TreeNode(float3 a_value)
: value(a_value), leftNode(nullptr), rightNode(nullptr){}

~TreeNode()
{
if(leftNode) delete leftNode;
if(rightNode) delete rightNode;
}

void Insert(float3& a_other)
{
if(a_other.z <= value.z)
{
if(leftNode == nullptr)
leftNode = new TreeNode(a_other);
else
leftNode->Insert(a_other);
}
else
{
if(rightNode == nullptr)
rightNode = new TreeNode(a_other);
else
rightNode->Insert(a_other);
}
}

//float3 pointer to array, int pointer
void Flatten(float3* a_array, int& a_index)
{
if(leftNode != nullptr)
leftNode->Flatten(a_array, a_index);

a_array[a_index++] = value;

if(rightNode != nullptr)
rightNode->Flatten(a_array, a_index);
}
};

//Setting the first position vector as RootNode
TreeNode* root = new TreeNode(ListOfPositions[0]);

//DOTS is a define which is the number of sprites drawn
for(int i = 1; i < DOTS; i++)
{
root->Insert(ListOfPositions[i]);
}

//Now, to flatten the tree back to an array.
int index = 0;
root->Flatten(ListOfPositions, index);

//Don’t forget to clean up the tree!
delete root;[/code]
I tried this code in the application and quite quickly discovered that this is a slow method of sorting, compared to Quicksort. This might be because it is a completely unbalanced tree. The results vary, but it sometimes uses 100 times the amount of cycles that Quicksort uses.

Radix Sort

The first thing I did when I started this assignment was to look for sorting algorithms. There is an awesome visualization of 15 algorithms on YouTube. This video features the Radix Sort (LSD) and Radix Sort (MSD). I will focus on LSD (Least Significant Digit) here, because that is what I tried to implement.
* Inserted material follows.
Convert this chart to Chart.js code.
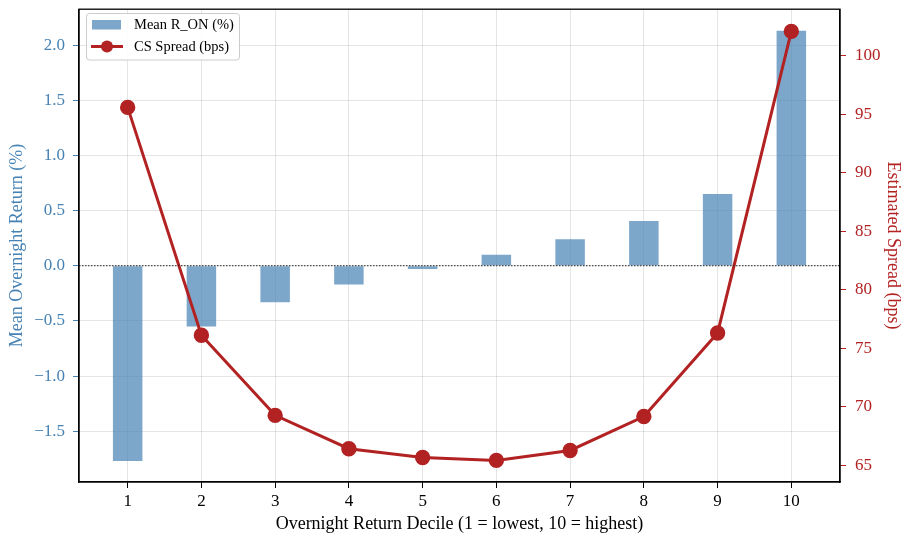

The idea of Radix Sort is to sort numbers in several passes. Every pass sorts the list by a digit in the number. If you have an array with {105, 401, 828, 976}, you can sort on the last digit. {105, 401, 828, 976} would become {401, 105, 976, 828}. After this, you sort on the second digit, making {401, 105, 976, 828} into {401, 105, 828, 976}. The last digit makes {401, 105, 828, 976} into {105, 401, 828, 976}, and we’re done sorting. The beauty of this algorithm is that you can do it without comparing numbers to eachother. I will explain how in a while.

Another cool property of this algorithm is that it is a stable sorting algorithm. This means that if you have two objects in an array with the same comparing value (e.g. {Vector3(100, 20, 3), Vector3(526, -10, 3)} when comparing Z-values), they are guaranteed to appear in the same order in the array. The second element will never be inserted before the first element. This is quite useful, because two objects with the same Z-value and similar X and Y positions might end up Z-fighting, a problem I am facing with Quicksort at the moment.

For this algorithm, you don’t compare values to eachother. The idea is to use buckets to put the objects in. For the previous example, you can have 10 buckets. A bucket per digit (0..9). When you are done filling the buckets, you loop through the buckets, adding all the items in the bucket to an array, making it all sorted on the current radix. For the previous example, this required three passes, one pass per digit. This makes the complexity of Radix Sort O(n*k) where k is equal to the amount of passes. This is very fast, but not applicable to all sorting problems. The good thing is, I can use this to sort floating-point numbers.

Floating-point numbers are difficult to sort this way, since the radices aren’t obvious. What you can do, however, is convert the float to an unsigned integer and using the hexadecimal values to sort them. I will not go in to detail on how to do this, since there are amazing articles by Pierre Terdiman and Michael Herf on Radix Sorting (negative) floating-point numbers. The idea is that most compilers comply to the IEEE 754 standard for representation of floating-point numbers in memory, making the least significant bits in the memory representation also the least significant digits in the floating-point number.

Quicksort

Quicksort is the algorithm I ended up using, since I couldn’t get the Radix Sort to work properly and Quicksort is easier to implement. Quicksort has the advantage that the sorting is in-place, meaning you don’t need additional memory for the sorting process. A downside to Quicksort is that the algorithm isn’t stable, giving Z-fighting issues in this demo.

The concept of Quicksort is to select a pivot point in the array (any random number, the median would be ideal, but costs more time to compute) and put lower numbers to the left of this pivot and higher numbers to the right. When this is done, you partition the array into several smaller partitions to sort the smaller and higher blocks. This process is recursive and ends when the partition size is too small to swap things over the pivot (for example, just the pivot left in the partition would indicate that that partition is sorted, or at least doesn’t require sorting).

Conclusion

This concludes my post about sorting algorithms. The one I picked was Quicksort, since it is easy to understand, implement, and find reference for. It is incredibly fast, but I consider the Z-fighting issues annoying. I’d require a stable sorting algorithm to get rid of that. Radix Sort would be a viable candidate for that, but for the time I had, it took too much to fully comprehend and implement it. The Tree Sort is really easy to implement, since I made up the code as I wrote this post, but it’s slow as well. It could use some clever optimizing, but I wanted to focus on getting the program fast first. The downside to Radix Sort and Tree Sort is that it isn’t in-place, meaning that you need extra memory for sorting the arrays. Memory wasn’t an issue in this assignment, but it can be an issue in future projects, which is why I took it into consideration when picking Quicksort.